> _WHAT IS BEING ASKED_:
From the first line of the entries below through the line bearing "const toPoints = (xs, ys)", write out each line exactly. Omit pictures.

> _DATASET_:
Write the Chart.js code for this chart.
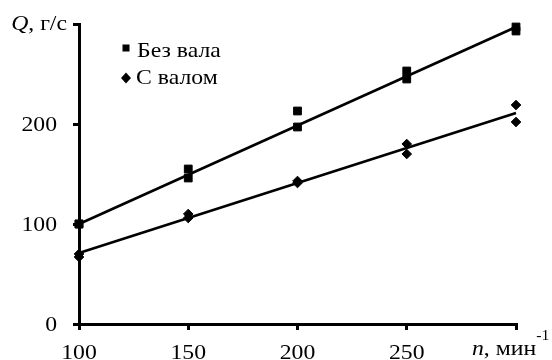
<!DOCTYPE html>
<html>
<head>
<meta charset="utf-8">
<script src="https://cdn.jsdelivr.net/npm/chart.js@4/dist/chart.umd.min.js"></script>
<style>
  html, body { margin: 0; padding: 0; background: #fff; }
  #wrap { width: 552px; height: 360px; }
</style>
</head>
<body>
<div id="wrap"><canvas id="qChart" width="552" height="360"></canvas></div>
<script>
// частота вращения n, мин-1 (по два замера на режим)
const rpm = [100, 100, 150, 150, 200, 200, 250, 250, 300, 300];
// расход Q, г/с
const flowNoShaft = [100, 100, 155, 146, 213, 197, 253, 245, 297, 293];
const flowShaft = [70, 67, 110, 106, 143, 141, 180, 170, 219, 202];
// линии тренда: значения на концах (n = 100 и n = 300)
const trendX = [100, 300];
const trendNoShaft = [100, 297];
const trendShaft = [71, 211];

const seriesNames = ["Без вала", "С валом"];
const xTicks = [100, 150, 200, 250];
const yTicks = [0, 100, 200];

const serif = "'Liberation Serif', 'Times New Roman', serif";
const fontSize = 21;
const stretch = 1.13; // шрифт на исходной картинке чуть растянут по горизонтали

const toPoints = (xs, ys) => xs.map((x, i) => ({ x: x, y: ys[i] }));

// рисует строку из кусков с разными шрифтами (базовая линия alphabetic)
function drawRich(ctx, parts, x, y, align) {
  ctx.save();
  ctx.textBaseline = "alphabetic";
  ctx.textAlign = "left";
  let total = 0;
  parts.forEach((p) => { ctx.font = p.font; total += ctx.measureText(p.text).width * stretch; });
  let cx = x;
  if (align === "right") cx = x - total;
  if (align === "center") cx = x - total / 2;
  parts.forEach((p) => {
    ctx.font = p.font;
    ctx.save();
    ctx.translate(cx, y + (p.dy || 0));
    ctx.scale(stretch, 1);
    ctx.fillText(p.text, 0, 0);
    ctx.restore();
    cx += ctx.measureText(p.text).width * stretch;
  });
  ctx.restore();
}

const labelsPlugin = {
  id: "labels",
  afterDraw(chart) {
    const ctx = chart.ctx;
    const area = chart.chartArea;
    const xs = chart.scales.x, ys = chart.scales.y;
    ctx.fillStyle = "#000";
    const reg = fontSize + "px " + serif;
    const ital = "italic " + fontSize + "px " + serif;

    // подписи делений
    xTicks.forEach((v) => {
      drawRich(ctx, [{ text: String(v), font: reg }], xs.getPixelForValue(v), area.bottom + 35, "center");
    });
    yTicks.forEach((v) => {
      drawRich(ctx, [{ text: String(v), font: reg }], area.left - 22, ys.getPixelForValue(v) + 7, "right");
    });

    // подписи осей
    drawRich(ctx, [{ text: "Q", font: ital }, { text: ", г/с", font: reg }], area.left - 12, area.top + 6, "right");
    drawRich(ctx, [
      { text: "n", font: ital },
      { text: ", мин", font: reg },
      { text: "-1", font: "14px " + serif, dy: -15 }
    ], 472, 355, "left");

    // легенда
    const lx = 126, ly = [48, 78];
    ctx.fillRect(lx - 3.5, ly[0] - 3.5, 7, 7);
    ctx.beginPath();
    ctx.moveTo(lx - 5, ly[1]);
    ctx.lineTo(lx, ly[1] - 5.5);
    ctx.lineTo(lx + 5, ly[1]);
    ctx.lineTo(lx, ly[1] + 5.5);
    ctx.closePath();
    ctx.fill();
    drawRich(ctx, [{ text: seriesNames[0], font: reg }], 137, 57, "left");
    drawRich(ctx, [{ text: seriesNames[1], font: reg }], 136, 84, "left");
  }
};

Chart.defaults.color = "#000";
Chart.defaults.font.family = serif;
Chart.defaults.font.size = fontSize;

const axisGrid = {
  display: true,
  drawOnChartArea: false,
  drawTicks: true,
  tickLength: 6,
  color: "#000",
  lineWidth: 3
};

new Chart(document.getElementById("qChart"), {
  type: "scatter",
  data: {
    datasets: [
      {
        label: seriesNames[0],
        data: toPoints(rpm, flowNoShaft),
        pointStyle: "rect",
        pointRadius: 5.5,
        pointBorderWidth: 1,
        backgroundColor: "#000",
        borderColor: "#000",
        clip: false
      },
      {
        label: seriesNames[1],
        data: toPoints(rpm, flowShaft),
        pointStyle: "rectRot",
        pointRadius: 4.8,
        pointBorderWidth: 1,
        backgroundColor: "#000",
        borderColor: "#000",
        clip: false
      },
      {
        label: "trend1",
        data: toPoints(trendX, trendNoShaft),
        showLine: true,
        pointRadius: 0,
        borderWidth: 2.6,
        borderColor: "#000",
        clip: false
      },
      {
        label: "trend2",
        data: toPoints(trendX, trendShaft),
        showLine: true,
        pointRadius: 0,
        borderWidth: 2.6,
        borderColor: "#000",
        clip: false
      }
    ]
  },
  options: {
    responsive: false,
    animation: false,
    devicePixelRatio: 1,
    layout: { padding: { top: 24, right: 36, left: 0, bottom: 0 } },
    plugins: {
      legend: { display: false },
      tooltip: { enabled: false }
    },
    scales: {
      x: {
        type: "linear",
        min: 100,
        max: 300,
        afterFit: (s) => { s.height = 36; },
        border: { display: true, color: "#000", width: 3 },
        grid: axisGrid,
        ticks: { stepSize: 50, display: false }
      },
      y: {
        type: "linear",
        min: 0,
        max: 300,
        afterFit: (s) => { s.width = 79; },
        border: { display: true, color: "#000", width: 3 },
        grid: axisGrid,
        ticks: { stepSize: 100, display: false }
      }
    }
  },
  plugins: [labelsPlugin]
});
</script>
</body>
</html>
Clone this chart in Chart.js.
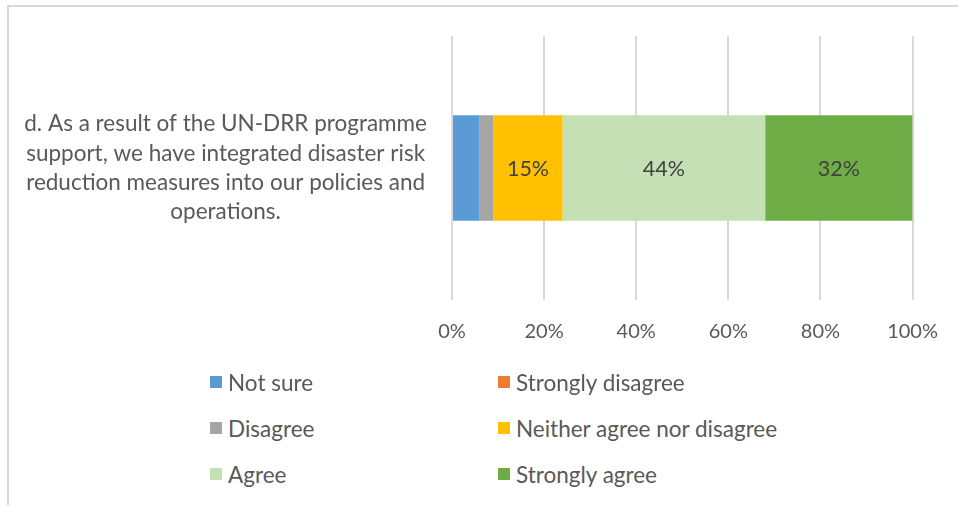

> _ANSWER_:
Write the Chart.js code for this chart.
<!DOCTYPE html>
<html>
<head>
<meta charset="utf-8">
<script src="https://cdn.jsdelivr.net/npm/chart.js@4/dist/chart.umd.min.js"></script>
<style>
  html, body { margin: 0; padding: 0; background: #fff; }
  #wrap { width: 552px; height: 360px; }
</style>
</head>
<body>
<div id="wrap"><canvas id="qChart" width="552" height="360"></canvas></div>
<script>
// частота вращения n, мин-1 (по два замера на режим)
const rpm = [100, 100, 150, 150, 200, 200, 250, 250, 300, 300];
// расход Q, г/с
const flowNoShaft = [100, 100, 155, 146, 213, 197, 253, 245, 297, 293];
const flowShaft = [70, 67, 110, 106, 143, 141, 180, 170, 219, 202];
// линии тренда: значения на концах (n = 100 и n = 300)
const trendX = [100, 300];
const trendNoShaft = [100, 297];
const trendShaft = [71, 211];

const seriesNames = ["Без вала", "С валом"];
const xTicks = [100, 150, 200, 250];
const yTicks = [0, 100, 200];

const serif = "'Liberation Serif', 'Times New Roman', serif";
const fontSize = 21;
const stretch = 1.13; // шрифт на исходной картинке чуть растянут по горизонтали

const toPoints = (xs, ys) => xs.map((x, i) => ({ x: x, y: ys[i] }));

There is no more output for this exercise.